Since then, the decline in real estate values has spread through much of the nation, undermining homeowners' sense of affluence and making them reluctant to spend on other things, thereby slowing down the economy.
Contrary to the go-go 1980s, when widespread lending helped grease the economic machine, lenders have become aloof, depriving businesses and entrepreneurs of needed financing.
A July survey by the U.S. Chamber of Commerce found that 21.5% of businesses had experienced difficulties getting needed credit in recent months, including firms in construction, communications and transportation. Troubles in the thrift industry and the slow national economy were key factors, Rahn said.
In late June, the Commerce Department reported unusually sluggish economic growth in recent months, and an actual decline in final sales, a gauge of buying by consumers, business and government that has not fallen in eight years.
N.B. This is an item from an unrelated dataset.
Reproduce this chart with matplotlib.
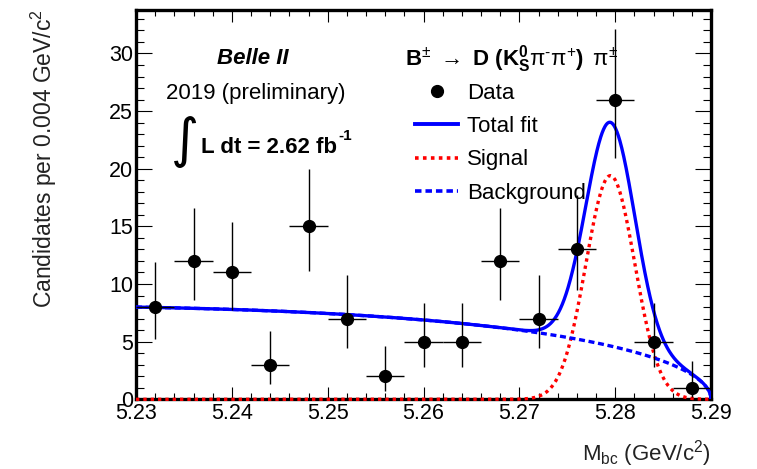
import numpy as np
import matplotlib
matplotlib.use("Agg")
import matplotlib.pyplot as plt
from matplotlib.lines import Line2D
from matplotlib.ticker import MultipleLocator, FormatStrFormatter

plt.rcParams['font.family'] = ['Liberation Sans', 'DejaVu Sans']
plt.rcParams['mathtext.fontset'] = 'custom'
plt.rcParams['mathtext.rm'] = 'Liberation Sans'
plt.rcParams['mathtext.it'] = 'Liberation Sans:italic'
plt.rcParams['mathtext.bf'] = 'Liberation Sans:bold'
plt.rcParams['mathtext.default'] = 'regular'

# Binned M_bc distribution (bin width 0.004 GeV/c^2)
bin_centers = [5.232, 5.236, 5.240, 5.244, 5.248, 5.252, 5.256, 5.260,
               5.264, 5.268, 5.272, 5.276, 5.280, 5.284, 5.288]
counts = [8, 12, 11, 3, 15, 7, 2, 5, 5, 12, 7, 13, 26, 5, 1]
bin_half_width = 0.002
# asymmetric Poisson (68%) errors
err_low = [2.77, 3.42, 3.27, 1.63, 3.83, 2.58, 1.29, 2.16,
           2.16, 3.42, 2.58, 3.56, 5.06, 2.16, 0.83]
err_high = [3.95, 4.56, 4.42, 2.92, 4.96, 3.77, 2.64, 3.38,
            3.38, 4.56, 3.77, 4.70, 6.16, 3.38, 2.30]

# Fit components: ARGUS background + Gaussian signal
x_min, x_max = 5.23, 5.29
argus_endpoint = 5.29
argus_shape = -16.8
bkg_at_low_edge = 8.0
sig_mean = 5.2795
sig_sigma = 0.00255
sig_peak = 19.4
y_max = 33.77


def argus(m):
    t = np.clip(1.0 - (m / argus_endpoint) ** 2, 0.0, None)
    return m * np.sqrt(t) * np.exp(argus_shape * t)


def background(m):
    return bkg_at_low_edge * argus(m) / argus(np.array(x_min))


def signal(m):
    return sig_peak * np.exp(-0.5 * ((m - sig_mean) / sig_sigma) ** 2)


W, H = 757, 469
fig = plt.figure(figsize=(W / 100, H / 100), dpi=100)


def fx(px):
    return px / W


def fy(py):
    return 1 - py / H


ax = fig.add_axes([fx(136), fy(399.3), fx(711) - fx(136), (399.3 - 10) / H])

m = np.linspace(x_min, x_max, 1200)
bkg = background(m)
sig = signal(m)
tot = bkg + sig

BLUE = '#0000ff'
RED = '#ff0000'
DOT = (0, (1, 1.2))
DASH = (0, (1.8, 1.1))

ax.plot(m, sig, color=RED, lw=2.4, ls=DOT, zorder=3, clip_on=False)
ax.plot(m, bkg, color=BLUE, lw=2.4, ls=DASH, zorder=3)
ax.plot(m, tot, color=BLUE, lw=2.4, zorder=4)

ax.errorbar(bin_centers, counts, yerr=[err_low, err_high],
            xerr=bin_half_width, fmt='o', color='black', ms=8.5,
            elinewidth=1.0, capsize=0, zorder=5)

ax.set_xlim(x_min, x_max)
ax.set_ylim(0, y_max)

ax.xaxis.set_major_locator(MultipleLocator(0.01))
ax.xaxis.set_minor_locator(MultipleLocator(0.002))
ax.yaxis.set_major_locator(MultipleLocator(5))
ax.yaxis.set_minor_locator(MultipleLocator(1))
ax.xaxis.set_major_formatter(FormatStrFormatter('%.2f'))

ax.tick_params(which='both', direction='in', top=True, right=True,
               width=0.8, colors='black', labelsize=15.5)
ax.tick_params(axis='x', which='major', length=8.6, pad=3)
ax.tick_params(axis='x', which='minor', length=4.3)
ax.tick_params(axis='y', which='major', length=11.5, pad=2)
ax.tick_params(axis='y', which='minor', length=5.8)
for s in ax.spines.values():
    s.set_linewidth(2.4)
    s.set_zorder(2.5)

# Axis titles
fig.text(fx(44), fy(9), r'Candidates per 0.004 GeV/c$^{2}$', rotation=90,
         ha='center', va='top', fontsize=16.5, color='#222222')
fig.text(fx(711), fy(460), r'M$_{\mathrm{bc}}$ (GeV/c$^{2}$)',
         ha='right', va='baseline', fontsize=16, color='#222222')

# Annotations
fig.text(fx(253), fy(64), 'Belle II', ha='center', va='baseline',
         fontsize=16, fontweight='bold', style='italic')
fig.text(fx(256), fy(99), '2019 (preliminary)', ha='center', va='baseline',
         fontsize=16)
fig.text(fx(185.5), fy(141.5), '\u222b', ha='center', va='center',
         fontsize=39, family='DejaVu Sans')
lumi = fig.text(fx(201), fy(153), 'L dt = 2.62 fb', ha='left',
                va='baseline', fontsize=16, fontweight='bold')
fig.canvas.draw()
lumi_box = lumi.get_window_extent()
fig.text((lumi_box.x1 + 1) / W, fy(140), '-1', ha='left', va='baseline',
         fontsize=11, fontweight='bold')
fig.text(fx(405), fy(65),
         r'$\mathbf{B}^{\pm}\ \rightarrow\ \mathbf{D\ (K}^{\mathbf{0}}_{\mathbf{S}}'
         r'\mathrm{\pi}^{\text{-}}\mathrm{\pi}^{+}\mathbf{)}\ \,\mathrm{\pi}^{\pm}$',
         ha='left', va='baseline', fontsize=16)

# Legend
handles = [
    Line2D([], [], marker='o', ls='none', color='black', ms=8.5),
    Line2D([], [], color=BLUE, lw=2.8),
    Line2D([], [], color=RED, lw=2.6, ls=DOT),
    Line2D([], [], color=BLUE, lw=2.6, ls=DASH),
]
labels = ['Data', 'Total fit', 'Signal', 'Background']
leg = fig.legend(handles, labels, loc='upper left',
                 bbox_to_anchor=(fx(415), fy(83)), frameon=False,
                 fontsize=16, handlelength=1.95, handletextpad=0.4,
                 labelspacing=0.55, borderpad=0, borderaxespad=0)

fig.savefig('out.png', dpi=100)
And last week, a Federal Reserve Board spot check of business activity in July found evidence of weaker growth in parts of the Northeast, Middle Atlantic and Midwest.
Another warning sign: A dozen states have raised taxes or fees for the 1991 fiscal year to get needed income, and several others have responded with spending cuts, according to the National Assn. of State Budget Officers in Washington.
Put it altogether and some analysts say the pattern is painfully clear: "The economy can no longer dodge the bullet, and now we're in our ninth post-war recession," declares Kellner.
Even those who don't believe the nation is in a recession foresee a dismal U.S. economic performance in the coming months. "The economy is going to stay flat as a pancake, at least until the end of the year and possibly into next year," said C. Frazier Evans, chief economist with the Colonial Group of Mutual Funds in Boston.
But he added: "Most of the people I talk to think we're already in a recession."